What to produce:
Give again, verbatim, the lines between the line that contains "Write a Python" and the line that contains "return (x - SL) / PW, (SB - y) / PH", counting both ends. Pictures are excluded from the copy.
□ □ □ □ □ □ □
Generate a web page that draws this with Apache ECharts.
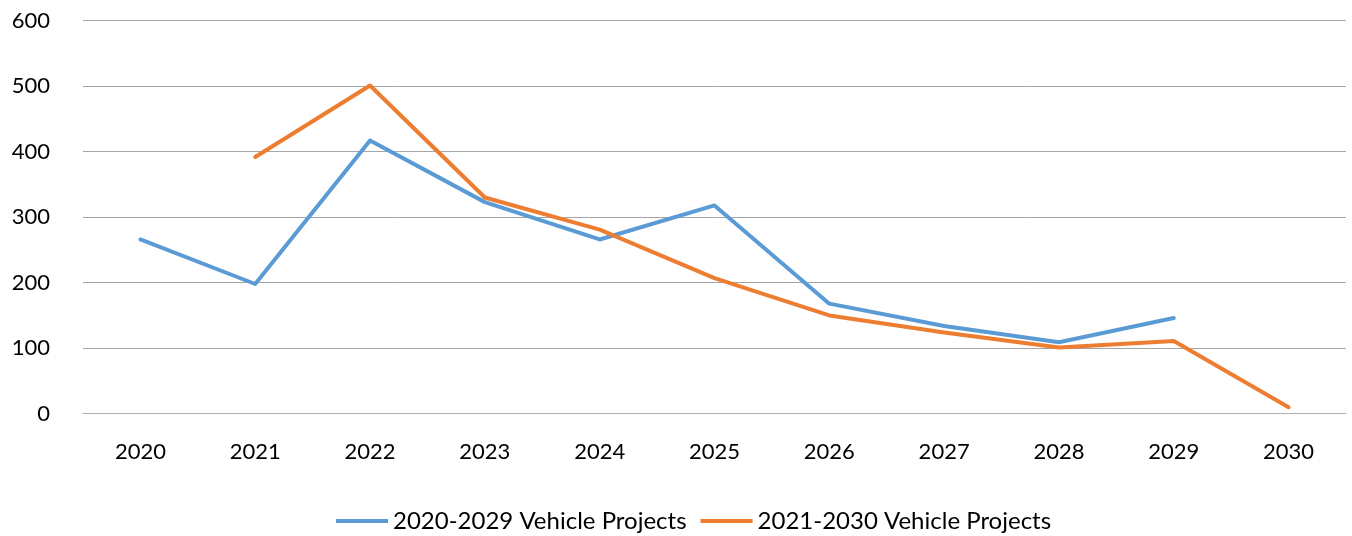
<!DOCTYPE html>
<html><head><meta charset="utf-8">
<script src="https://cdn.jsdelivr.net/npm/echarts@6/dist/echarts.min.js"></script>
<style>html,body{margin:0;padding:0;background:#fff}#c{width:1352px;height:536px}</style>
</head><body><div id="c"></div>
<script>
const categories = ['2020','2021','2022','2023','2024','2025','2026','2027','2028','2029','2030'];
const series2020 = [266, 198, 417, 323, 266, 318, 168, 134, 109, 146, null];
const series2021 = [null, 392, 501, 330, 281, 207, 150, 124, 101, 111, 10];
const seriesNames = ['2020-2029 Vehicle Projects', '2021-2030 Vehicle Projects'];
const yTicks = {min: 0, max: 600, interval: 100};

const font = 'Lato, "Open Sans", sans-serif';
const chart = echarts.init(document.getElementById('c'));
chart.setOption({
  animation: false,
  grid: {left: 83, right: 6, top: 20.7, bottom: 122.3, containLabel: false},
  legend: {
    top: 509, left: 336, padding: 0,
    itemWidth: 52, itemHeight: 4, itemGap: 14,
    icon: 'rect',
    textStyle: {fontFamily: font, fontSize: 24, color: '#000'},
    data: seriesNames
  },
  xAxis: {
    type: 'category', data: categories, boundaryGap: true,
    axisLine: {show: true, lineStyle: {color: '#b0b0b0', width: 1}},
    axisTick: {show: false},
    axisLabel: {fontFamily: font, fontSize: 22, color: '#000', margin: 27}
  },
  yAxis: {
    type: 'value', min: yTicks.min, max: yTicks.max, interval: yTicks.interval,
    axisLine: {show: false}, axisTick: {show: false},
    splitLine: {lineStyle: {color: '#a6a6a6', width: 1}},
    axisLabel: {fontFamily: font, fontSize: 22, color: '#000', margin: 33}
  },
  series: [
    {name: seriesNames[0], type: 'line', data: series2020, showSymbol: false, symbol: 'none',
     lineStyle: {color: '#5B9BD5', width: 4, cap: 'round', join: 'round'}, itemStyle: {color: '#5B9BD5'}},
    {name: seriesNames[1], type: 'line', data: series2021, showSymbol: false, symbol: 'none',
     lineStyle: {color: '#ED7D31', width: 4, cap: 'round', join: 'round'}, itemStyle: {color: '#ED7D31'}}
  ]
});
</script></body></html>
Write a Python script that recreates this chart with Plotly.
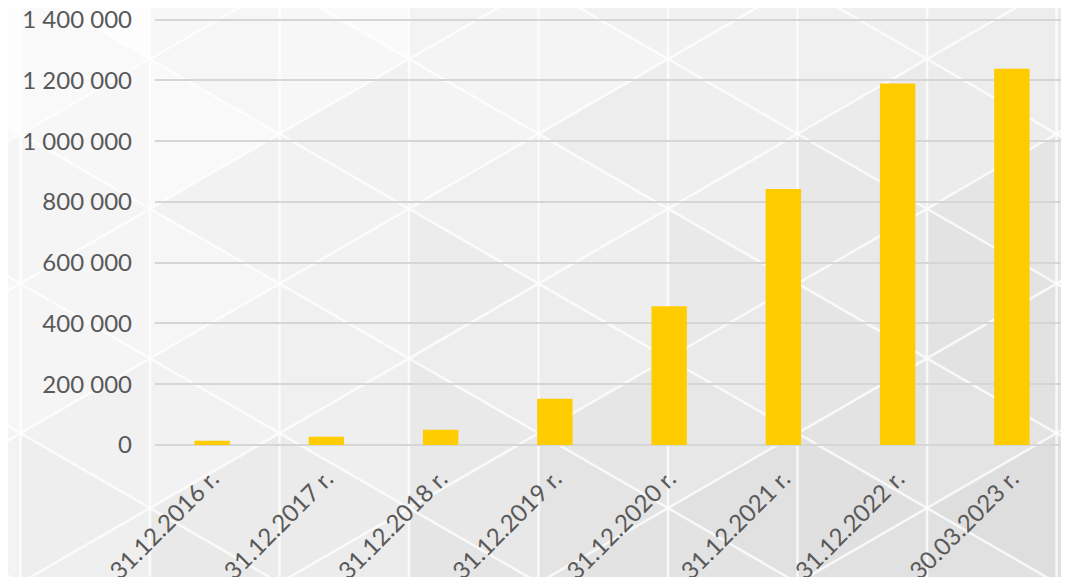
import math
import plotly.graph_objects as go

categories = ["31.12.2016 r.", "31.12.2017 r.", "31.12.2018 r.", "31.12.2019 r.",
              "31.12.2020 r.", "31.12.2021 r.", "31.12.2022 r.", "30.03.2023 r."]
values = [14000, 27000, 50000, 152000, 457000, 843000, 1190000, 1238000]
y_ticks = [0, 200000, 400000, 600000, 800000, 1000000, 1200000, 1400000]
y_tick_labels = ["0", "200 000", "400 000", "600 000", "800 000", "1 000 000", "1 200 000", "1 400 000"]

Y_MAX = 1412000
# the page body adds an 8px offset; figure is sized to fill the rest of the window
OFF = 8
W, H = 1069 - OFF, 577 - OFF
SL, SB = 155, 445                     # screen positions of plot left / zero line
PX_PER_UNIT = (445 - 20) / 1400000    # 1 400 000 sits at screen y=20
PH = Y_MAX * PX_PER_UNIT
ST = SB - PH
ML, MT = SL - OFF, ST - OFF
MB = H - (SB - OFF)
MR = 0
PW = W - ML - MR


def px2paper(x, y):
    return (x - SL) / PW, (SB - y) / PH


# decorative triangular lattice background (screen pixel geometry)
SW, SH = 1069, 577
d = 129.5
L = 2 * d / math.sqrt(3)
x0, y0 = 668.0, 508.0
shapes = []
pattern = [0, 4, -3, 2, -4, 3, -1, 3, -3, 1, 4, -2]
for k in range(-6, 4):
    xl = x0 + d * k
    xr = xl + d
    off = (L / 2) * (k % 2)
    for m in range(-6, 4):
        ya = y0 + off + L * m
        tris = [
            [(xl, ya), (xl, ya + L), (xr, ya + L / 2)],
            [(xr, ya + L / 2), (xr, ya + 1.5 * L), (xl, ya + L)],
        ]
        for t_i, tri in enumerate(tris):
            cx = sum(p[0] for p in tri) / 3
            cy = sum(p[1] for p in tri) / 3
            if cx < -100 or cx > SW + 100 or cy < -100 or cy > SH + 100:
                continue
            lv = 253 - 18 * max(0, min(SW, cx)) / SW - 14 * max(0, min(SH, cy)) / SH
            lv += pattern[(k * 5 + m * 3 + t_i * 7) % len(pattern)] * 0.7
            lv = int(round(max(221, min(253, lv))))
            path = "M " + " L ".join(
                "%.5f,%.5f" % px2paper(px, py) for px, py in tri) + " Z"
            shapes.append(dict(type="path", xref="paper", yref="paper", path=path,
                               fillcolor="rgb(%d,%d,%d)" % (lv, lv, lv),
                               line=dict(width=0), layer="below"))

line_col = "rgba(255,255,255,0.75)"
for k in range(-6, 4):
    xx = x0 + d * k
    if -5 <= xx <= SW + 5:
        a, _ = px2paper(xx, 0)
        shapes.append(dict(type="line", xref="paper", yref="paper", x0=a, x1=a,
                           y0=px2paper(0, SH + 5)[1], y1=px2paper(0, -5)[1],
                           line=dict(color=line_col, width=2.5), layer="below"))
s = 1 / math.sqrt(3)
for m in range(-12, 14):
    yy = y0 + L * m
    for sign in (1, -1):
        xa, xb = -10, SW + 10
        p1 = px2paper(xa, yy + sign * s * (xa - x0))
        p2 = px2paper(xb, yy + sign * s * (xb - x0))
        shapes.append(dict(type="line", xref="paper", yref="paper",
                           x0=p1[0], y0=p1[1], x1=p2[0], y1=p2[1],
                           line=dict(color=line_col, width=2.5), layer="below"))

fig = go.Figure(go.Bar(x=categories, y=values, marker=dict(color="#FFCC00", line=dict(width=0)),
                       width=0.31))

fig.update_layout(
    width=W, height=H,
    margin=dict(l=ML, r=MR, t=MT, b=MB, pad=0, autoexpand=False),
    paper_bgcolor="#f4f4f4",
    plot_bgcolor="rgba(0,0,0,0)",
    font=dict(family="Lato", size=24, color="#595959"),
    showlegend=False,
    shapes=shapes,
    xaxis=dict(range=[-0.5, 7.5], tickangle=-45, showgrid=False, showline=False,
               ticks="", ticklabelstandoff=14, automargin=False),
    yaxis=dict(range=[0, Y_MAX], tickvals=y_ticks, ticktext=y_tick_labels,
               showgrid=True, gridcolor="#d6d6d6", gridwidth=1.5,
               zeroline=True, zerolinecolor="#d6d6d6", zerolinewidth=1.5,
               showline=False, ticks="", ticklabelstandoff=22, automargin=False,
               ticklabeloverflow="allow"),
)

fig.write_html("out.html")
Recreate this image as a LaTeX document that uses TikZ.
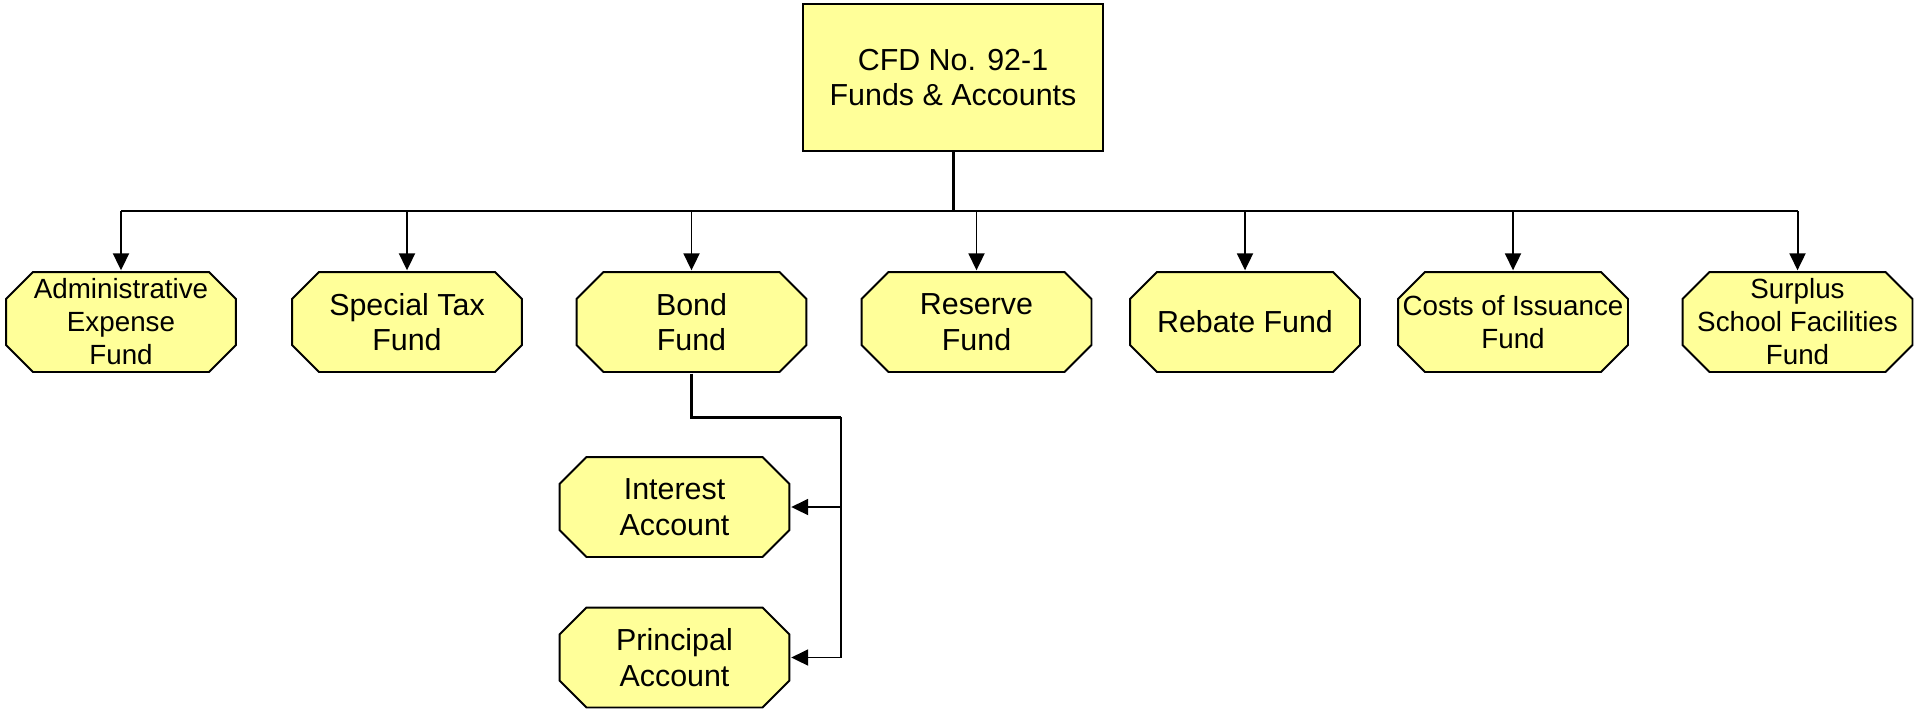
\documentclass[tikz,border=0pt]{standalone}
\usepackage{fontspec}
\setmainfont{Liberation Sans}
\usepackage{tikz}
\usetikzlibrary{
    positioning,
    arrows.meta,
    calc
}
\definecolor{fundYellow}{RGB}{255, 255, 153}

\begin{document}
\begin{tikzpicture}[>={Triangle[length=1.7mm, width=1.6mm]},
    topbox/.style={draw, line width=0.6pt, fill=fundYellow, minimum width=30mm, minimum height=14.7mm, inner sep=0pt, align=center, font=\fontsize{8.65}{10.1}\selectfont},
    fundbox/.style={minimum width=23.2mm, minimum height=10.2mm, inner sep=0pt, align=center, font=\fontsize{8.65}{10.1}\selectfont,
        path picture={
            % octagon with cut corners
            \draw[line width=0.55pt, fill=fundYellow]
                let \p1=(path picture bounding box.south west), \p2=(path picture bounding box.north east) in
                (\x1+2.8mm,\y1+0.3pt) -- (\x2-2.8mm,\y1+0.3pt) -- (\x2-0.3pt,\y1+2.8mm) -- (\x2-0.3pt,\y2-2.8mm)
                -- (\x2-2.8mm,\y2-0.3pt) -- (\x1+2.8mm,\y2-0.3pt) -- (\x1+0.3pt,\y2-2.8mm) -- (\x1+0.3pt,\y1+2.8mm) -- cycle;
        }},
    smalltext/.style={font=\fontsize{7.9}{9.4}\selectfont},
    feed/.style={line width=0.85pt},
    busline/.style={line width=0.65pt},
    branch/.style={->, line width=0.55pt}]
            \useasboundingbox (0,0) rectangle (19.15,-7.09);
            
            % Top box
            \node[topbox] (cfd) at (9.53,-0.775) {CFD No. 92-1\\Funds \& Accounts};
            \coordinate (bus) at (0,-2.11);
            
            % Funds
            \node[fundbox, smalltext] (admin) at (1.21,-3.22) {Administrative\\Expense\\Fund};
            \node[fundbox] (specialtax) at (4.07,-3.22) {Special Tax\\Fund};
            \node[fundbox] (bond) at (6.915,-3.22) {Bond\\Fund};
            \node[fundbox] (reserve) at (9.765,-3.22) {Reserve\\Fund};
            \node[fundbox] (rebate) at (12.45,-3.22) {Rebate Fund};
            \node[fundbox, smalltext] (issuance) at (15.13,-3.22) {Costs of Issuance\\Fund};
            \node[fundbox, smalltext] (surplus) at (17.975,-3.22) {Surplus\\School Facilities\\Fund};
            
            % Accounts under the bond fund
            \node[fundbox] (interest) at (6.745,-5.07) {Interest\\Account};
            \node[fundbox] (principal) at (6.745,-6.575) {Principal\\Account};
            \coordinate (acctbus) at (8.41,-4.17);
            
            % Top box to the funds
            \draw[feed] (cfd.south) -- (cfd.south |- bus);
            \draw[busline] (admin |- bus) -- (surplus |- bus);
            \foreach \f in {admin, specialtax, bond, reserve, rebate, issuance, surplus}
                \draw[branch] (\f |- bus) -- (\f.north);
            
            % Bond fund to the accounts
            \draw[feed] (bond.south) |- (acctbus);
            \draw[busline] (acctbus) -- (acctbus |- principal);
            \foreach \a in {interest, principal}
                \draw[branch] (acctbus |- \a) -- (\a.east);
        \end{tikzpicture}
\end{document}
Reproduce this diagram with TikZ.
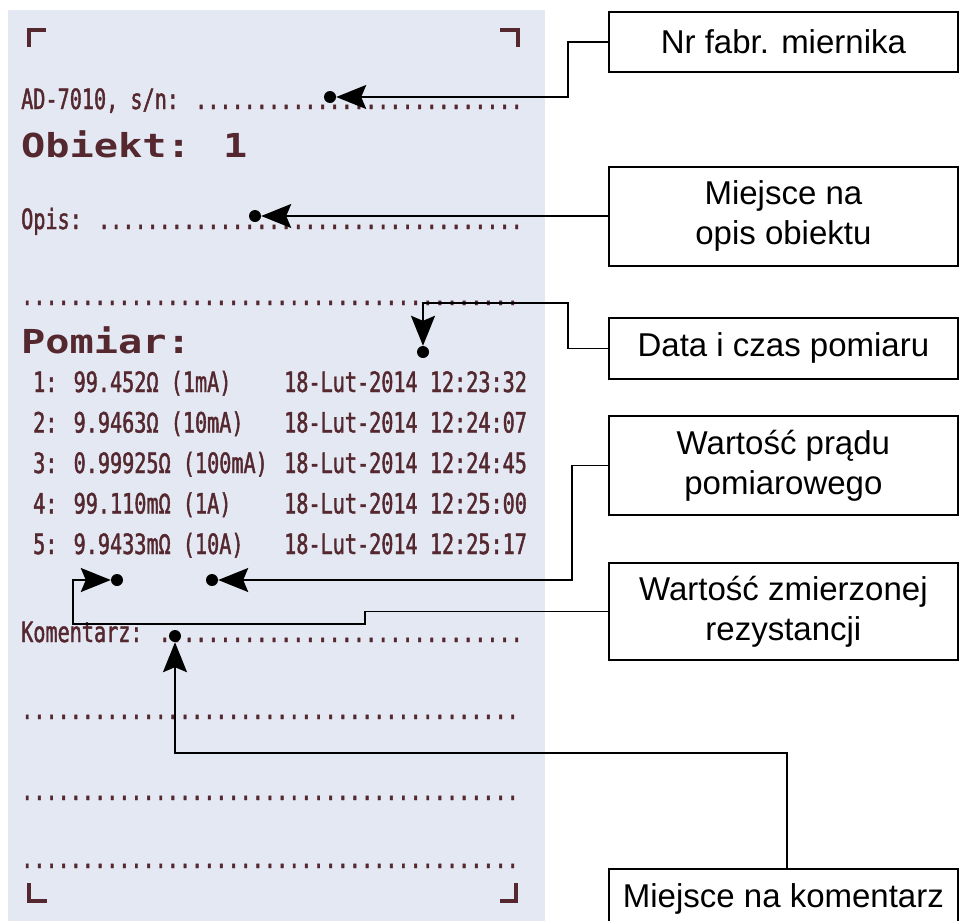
□ □ □ □ □ □ □
Output of the exercise:
Write a Python script that recreates this chart with Plotly.
import math
import plotly.graph_objects as go

categories = ["31.12.2016 r.", "31.12.2017 r.", "31.12.2018 r.", "31.12.2019 r.",
              "31.12.2020 r.", "31.12.2021 r.", "31.12.2022 r.", "30.03.2023 r."]
values = [14000, 27000, 50000, 152000, 457000, 843000, 1190000, 1238000]
y_ticks = [0, 200000, 400000, 600000, 800000, 1000000, 1200000, 1400000]
y_tick_labels = ["0", "200 000", "400 000", "600 000", "800 000", "1 000 000", "1 200 000", "1 400 000"]

Y_MAX = 1412000
# the page body adds an 8px offset; figure is sized to fill the rest of the window
OFF = 8
W, H = 1069 - OFF, 577 - OFF
SL, SB = 155, 445                     # screen positions of plot left / zero line
PX_PER_UNIT = (445 - 20) / 1400000    # 1 400 000 sits at screen y=20
PH = Y_MAX * PX_PER_UNIT
ST = SB - PH
ML, MT = SL - OFF, ST - OFF
MB = H - (SB - OFF)
MR = 0
PW = W - ML - MR


def px2paper(x, y):
    return (x - SL) / PW, (SB - y) / PH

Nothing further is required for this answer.